By Paul Vieira 
 

OTTAWA--Canada's antitrust watchdog said Thursday it would take no action concerning United Technologies Corp.'s (UTX) planned $16.5 billion purchase of Goodrich Corp. (GR) even though the deal initially posed competition concerns for the Canadian aircraft market.

The Competition Bureau, however, said in a statement it cleared the merger because conditions attached to the deal by U.S. and European antitrust agencies "appear to sufficiently mitigate the potential anti-competitive effects in Canada."

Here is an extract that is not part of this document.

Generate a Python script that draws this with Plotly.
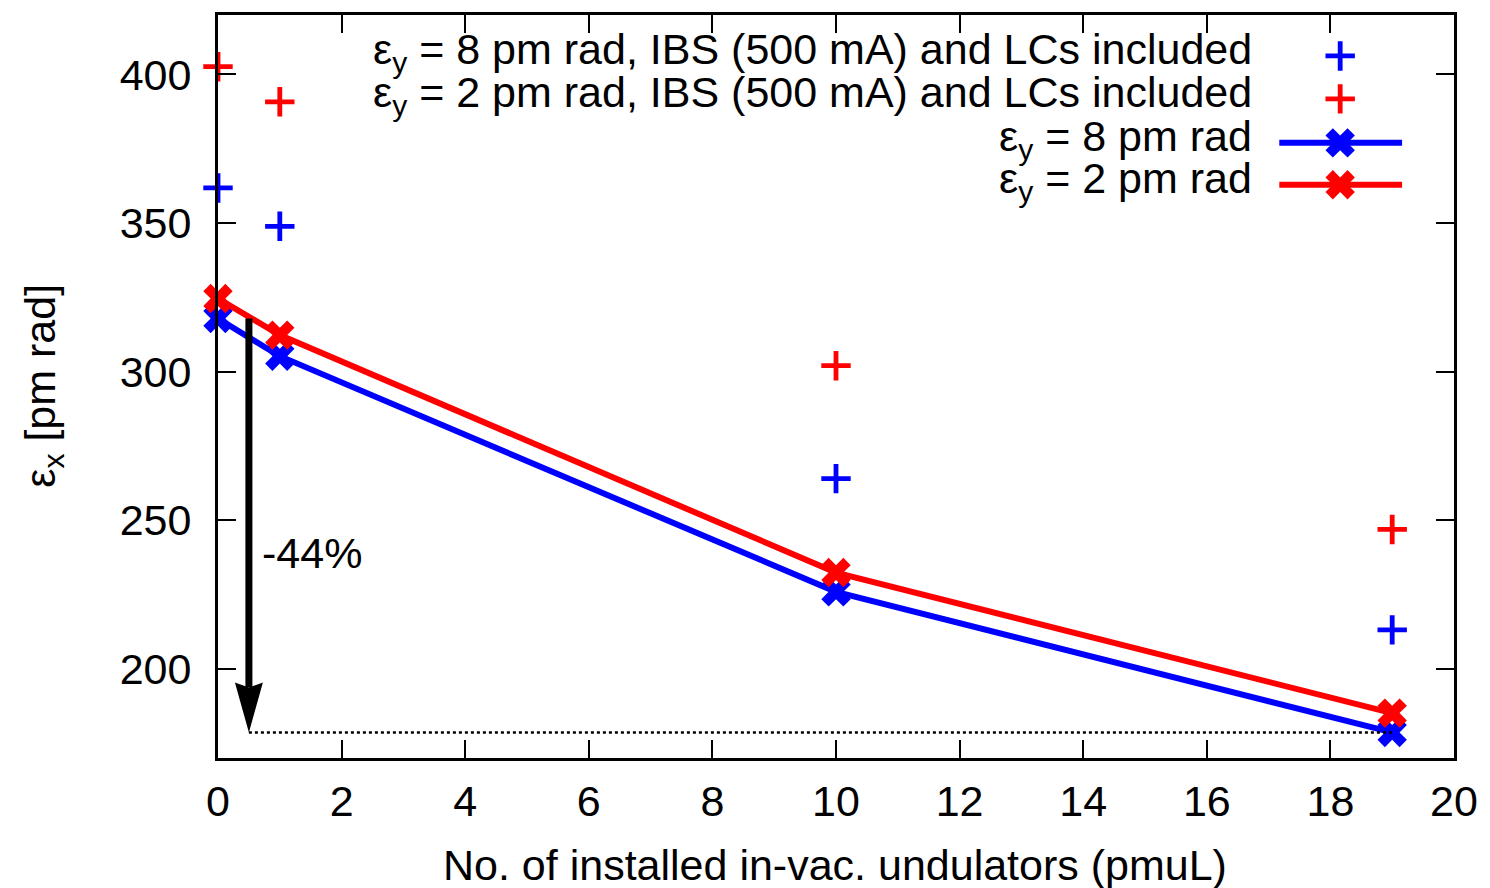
import plotly.graph_objects as go

# ---- data ----
n_und = [0, 1, 10, 19]
ex_8pm = [317.9, 305.2, 225.9, 178.6]
ex_2pm = [324.6, 312.3, 232.4, 185.1]
ex_8pm_ibs = [361.8, 348.9, 264.0, 213.1]
ex_2pm_ibs = [402.6, 390.8, 302.0, 246.9]
x_ticks = [0, 2, 4, 6, 8, 10, 12, 14, 16, 18, 20]
y_ticks = [200, 250, 300, 350, 400]
x_range = [0, 20]
y_range = [170, 420]
arrow_x = 0.5

BLUE = "#0000ff"
RED = "#ff0000"
FONT = "Liberation Sans, Arial, Helvetica, sans-serif"
FS = 43

W, H = 1490, 888
L, R, T, B = 218, 1456, 14, 758
DX = (x_range[1] - x_range[0]) / (R - L)   # data units per pixel (x)
DY = (y_range[1] - y_range[0]) / (B - T)   # data units per pixel (y)


def px(xp):
    return (xp - L) / (R - L)


def py(yp):
    return (B - yp) / (B - T)


fig = go.Figure()

# main curves
fig.add_trace(go.Scatter(x=n_und, y=ex_8pm, mode="lines+markers", cliponaxis=False,
                         line=dict(color=BLUE, width=6),
                         marker=dict(symbol="x", size=26, color=BLUE, line=dict(width=0)),
                         showlegend=False))
fig.add_trace(go.Scatter(x=n_und, y=ex_2pm, mode="lines+markers", cliponaxis=False,
                         line=dict(color=RED, width=6),
                         marker=dict(symbol="x", size=26, color=RED, line=dict(width=0)),
                         showlegend=False))
fig.add_trace(go.Scatter(x=n_und, y=ex_8pm_ibs, mode="markers", cliponaxis=False,
                         marker=dict(symbol="cross-thin", size=21, line=dict(width=4.8, color=BLUE)),
                         showlegend=False))
fig.add_trace(go.Scatter(x=n_und, y=ex_2pm_ibs, mode="markers", cliponaxis=False,
                         marker=dict(symbol="cross-thin", size=21, line=dict(width=4.8, color=RED)),
                         showlegend=False))

# dotted reference line at final value
fig.add_trace(go.Scatter(x=[arrow_x, n_und[-1]], y=[ex_8pm[-1], ex_8pm[-1]], mode="lines",
                         line=dict(color="black", width=2.5, dash="dot"), showlegend=False))

# arrow showing reduction (shaft + elongated notched head)
tip_y = ex_8pm[-1]
head_len = 50 * DY
head_hw = 14 * DX
notch = 5 * DY
fig.add_shape(type="line", xref="x", yref="y", x0=arrow_x, x1=arrow_x,
              y0=ex_8pm[0], y1=tip_y + head_len - notch, line=dict(color="black", width=7))
fig.add_shape(type="path", xref="x", yref="y", fillcolor="black", line=dict(width=0),
              path=(f"M {arrow_x},{tip_y} L {arrow_x - head_hw},{tip_y + head_len} "
                    f"L {arrow_x},{tip_y + head_len - notch} L {arrow_x + head_hw},{tip_y + head_len} Z"))
red_pct = round((ex_8pm[-1] - ex_8pm[0]) / ex_8pm[0] * 100)
fig.add_annotation(x=0.68, y=239, xref="x", yref="y", text=f"{red_pct}%", showarrow=False,
                   xanchor="left", yanchor="middle", font=dict(family=FONT, size=FS, color="black"))

# custom gnuplot-style key (text left, sample right)
key_text = ["ε<sub>y</sub> = 8 pm rad, IBS (500 mA) and LCs included",
            "ε<sub>y</sub> = 2 pm rad, IBS (500 mA) and LCs included",
            "ε<sub>y</sub> = 8 pm rad",
            "ε<sub>y</sub> = 2 pm rad"]
key_rows = [55, 98, 142, 184]
for txt, yr in zip(key_text, key_rows):
    fig.add_annotation(x=px(1256), y=py(yr - 4), xref="paper", yref="paper", text=txt,
                       showarrow=False, xanchor="right", yanchor="middle",
                       font=dict(family=FONT, size=FS, color="black"))
for col, yr in zip([BLUE, RED], key_rows[2:]):
    fig.add_shape(type="line", xref="paper", yref="paper", x0=px(1281), x1=px(1404),
                  y0=py(yr), y1=py(yr), line=dict(color=col, width=6))
fig.add_trace(go.Scatter(x=[px(1342), px(1342)], y=[py(key_rows[0]), py(key_rows[1])],
                         xaxis="x2", yaxis="y2", mode="markers", showlegend=False, cliponaxis=False,
                         marker=dict(symbol="cross-thin", size=21,
                                     line=dict(width=4.8, color=[BLUE, RED]))))
fig.add_trace(go.Scatter(x=[px(1342), px(1342)], y=[py(key_rows[2]), py(key_rows[3])],
                         xaxis="x2", yaxis="y2", mode="markers", showlegend=False, cliponaxis=False,
                         marker=dict(symbol="x", size=26, color=[BLUE, RED], line=dict(width=0))))

# axis titles
fig.add_annotation(x=px(836), y=py(865), xref="paper", yref="paper",
                   text="No. of installed in-vac. undulators (pmuL)", showarrow=False,
                   xanchor="center", yanchor="middle", font=dict(family=FONT, size=FS, color="black"))
fig.add_annotation(x=px(42), y=py(385), xref="paper", yref="paper",
                   text="ε<sub>x</sub> [pm rad]", showarrow=False, textangle=-90,
                   xanchor="center", yanchor="middle", font=dict(family=FONT, size=FS, color="black"))

axis_common = dict(showgrid=False, zeroline=False, showline=True, linewidth=3, linecolor="black",
                   ticks="inside", ticklen=18, tickwidth=2, tickcolor="black", mirror="ticks",
                   tickfont=dict(family=FONT, size=FS, color="black"))

fig.update_layout(
    width=W, height=H,
    margin=dict(l=L, r=W - R, t=T, b=H - B, pad=0),
    paper_bgcolor="white", plot_bgcolor="white",
    showlegend=False,
    xaxis=dict(range=x_range, tickvals=x_ticks, ticklabelstandoff=3, **axis_common),
    yaxis=dict(range=y_range, tickvals=y_ticks, ticklabelstandoff=15, **axis_common),
    xaxis2=dict(range=[0, 1], overlaying="x", visible=False, fixedrange=True),
    yaxis2=dict(range=[0, 1], overlaying="y", visible=False, fixedrange=True),
)

fig.write_html("out.html", config={"displayModeBar": False},
               post_script="document.body.style.margin='0';document.body.style.overflow='hidden';")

The bureau said its review of the deal, conducted along with U.S. and European authorities, identified certain product markets that raised competition concerns -- mainly in the sale of electrical generators and engine parts. As a result, UTC and Goodrich agreed to divest some of their operations that build electrical generators and engine parts in the U.S. and Europe.

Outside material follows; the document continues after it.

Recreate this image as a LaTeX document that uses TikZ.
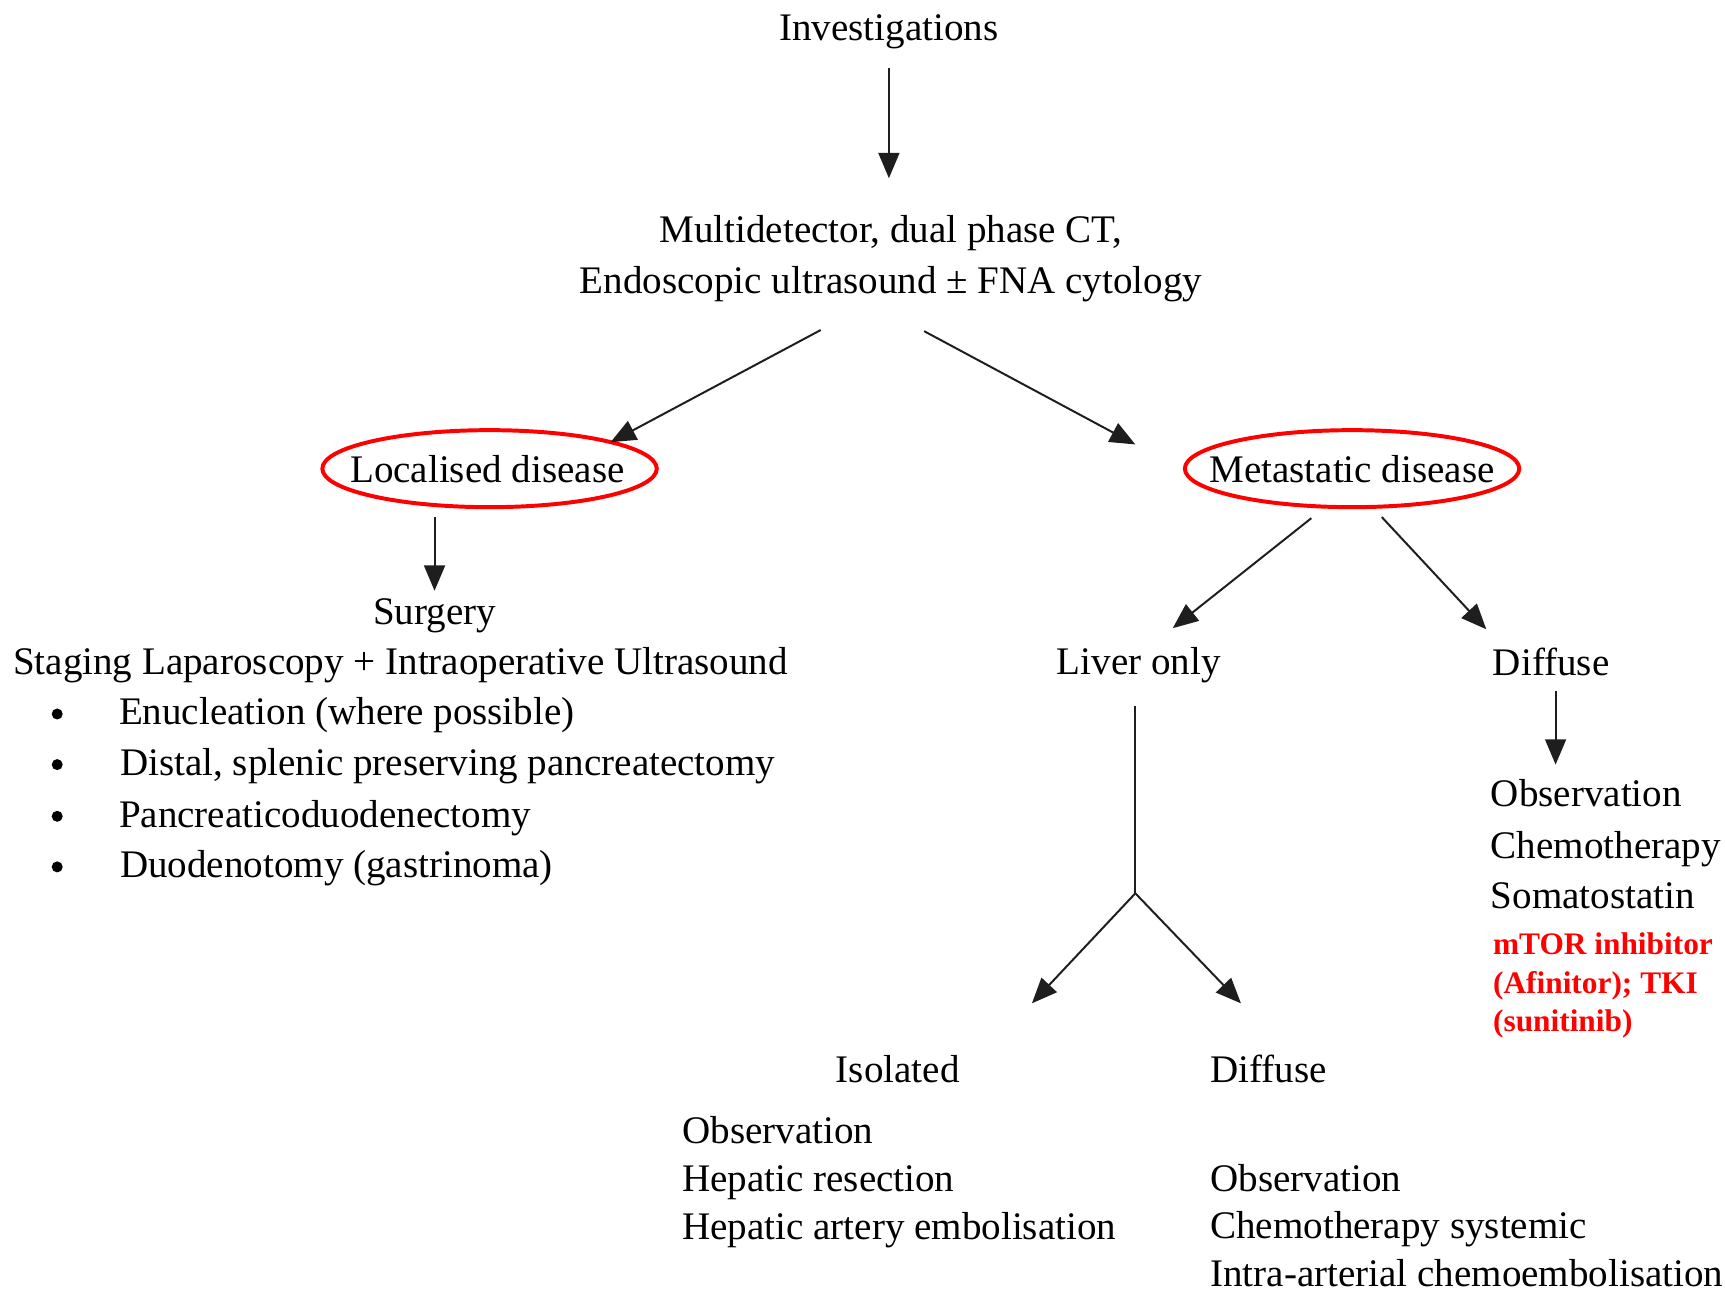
\documentclass[tikz,border=0pt]{standalone}
\usepackage{fontspec}
\setmainfont{Liberation Serif}
\usetikzlibrary{arrows.meta}
\begin{document}
\begin{tikzpicture}[x=1pt,y=-1pt,
  txt/.style={inner sep=0pt,font=\fontsize{35.5}{46.5}\selectfont},
  ctxt/.style={txt,anchor=base},
  ltxt/.style={txt,anchor=base west},
  bul/.style={circle,fill=black,inner sep=0pt,minimum size=10pt},
  redtxt/.style={inner sep=0pt,anchor=base west,text=red,font=\fontsize{28.5}{35}\selectfont\bfseries},
  oval/.style={draw=red,line width=3.6pt},
  arr/.style={line width=1.8pt,draw={rgb,255:red,30;green,30;blue,30},-{Triangle[length=23pt,width=19pt]}},
  plain/.style={line width=1.8pt,draw={rgb,255:red,30;green,30;blue,30}}]
\path[use as bounding box,fill=white] (0,0) rectangle (1568,1175);

% top
\node[ctxt] (inv) at (808,37) {Investigations};
\node[ctxt] (multi1) at (810,220) {Multidetector, dual phase CT,};
\node[ctxt] (multi2) at (810,267) {Endoscopic ultrasound ± FNA cytology};

\node[txt] (loc) at (443,426) {Localised disease};
\node[txt] (met) at (1229,426) {Metastatic disease};
\draw[oval] (445,426) ellipse [x radius=152, y radius=35];
\draw[oval] (1229,426) ellipse [x radius=152, y radius=35];

% localised branch
\node[ctxt] (surg) at (395,568) {Surgery};
\node[ctxt] (stag) at (364,613) {Staging Laparoscopy + Intraoperative Ultrasound};
\node[bul] (b1) at (52,649) {};
\node[bul] (b2) at (52,695) {};
\node[bul] (b3) at (52,742) {};
\node[bul] (b4) at (52,788) {};
\node[ltxt] (i1) at (108,659) {Enucleation (where possible)};
\node[ltxt] (i2) at (109,705) {Distal, splenic preserving pancreatectomy};
\node[ltxt] (i3) at (108,752) {Pancreaticoduodenectomy};
\node[ltxt] (i4) at (109,798) {Duodenotomy (gastrinoma)};

% metastatic branch
\node[ctxt] (liver) at (1035,613) {Liver only};
\node[ctxt] (diff) at (1410,614) {Diffuse};
\node[ltxt] (d1) at (1355,733) {Observation};
\node[ltxt] (d2) at (1355,780) {Chemotherapy};
\node[ltxt] (d3) at (1355,826) {Somatostatin};
\node[redtxt] (r1) at (1357,868) {mTOR inhibitor};
\node[redtxt] (r2) at (1357,903) {(Afinitor); TKI};
\node[redtxt] (r3) at (1357,938) {(sunitinib)};

\node[ctxt] (iso) at (816,984) {Isolated};
\node[ltxt] (ldiff) at (1100,984) {Diffuse};
\node[ltxt] (s1) at (620,1039) {Observation};
\node[ltxt] (s2) at (620,1083) {Hepatic resection};
\node[ltxt] (s3) at (620,1127) {Hepatic artery embolisation};
\node[ltxt] (t1) at (1100,1083) {Observation};
\node[ltxt] (t2) at (1100,1126) {Chemotherapy systemic};
\node[ltxt] (t3) at (1100,1169) {Intra-arterial chemoembolisation};

% connector end points
\coordinate (invS) at (808,62);
\coordinate (multiN) at (808,162);
\coordinate (multiSW) at (746,300);
\coordinate (locNE) at (555,402);
\coordinate (multiSE) at (840,301);
\coordinate (metNW) at (1032,404);
\coordinate (locS) at (395,470);
\coordinate (surgN) at (395,537);
\coordinate (metSW) at (1192,471);
\coordinate (liverNE) at (1066,571);
\coordinate (metSE) at (1256,470);
\coordinate (diffNW) at (1351,572);
\coordinate (diffS) at (1414,628);
\coordinate (d1N) at (1414,695);
\coordinate (liverS) at (1032,642);
\coordinate (fork) at (1032,812);
\coordinate (isoNE) at (938,912);
\coordinate (ldiffNW) at (1128,912);

\draw[arr] (invS) -- (multiN);
\draw[arr] (multiSW) -- (locNE);
\draw[arr] (multiSE) -- (metNW);
\draw[arr] (locS) -- (surgN);
\draw[arr] (metSW) -- (liverNE);
\draw[arr] (metSE) -- (diffNW);
\draw[arr] (diffS) -- (d1N);
\draw[plain] (liverS) -- (fork);
\draw[arr] (fork) -- (isoNE);
\draw[arr] (fork) -- (ldiffNW);
\end{tikzpicture}
\end{document}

"The proposed divestitures will enable Canadian companies to competitively source generators and electrical distribution systems, as well as engines," Canada's anti-trust agency said.

Earlier Thursday, European Union regulators and the U.S. Department of Justice granted conditional approval to the deal, one of the biggest in recent years in the aerospace industry. They said without the agreed-upon divestitures, the deal would likely have resulted in higher prices and less favorable contract terms.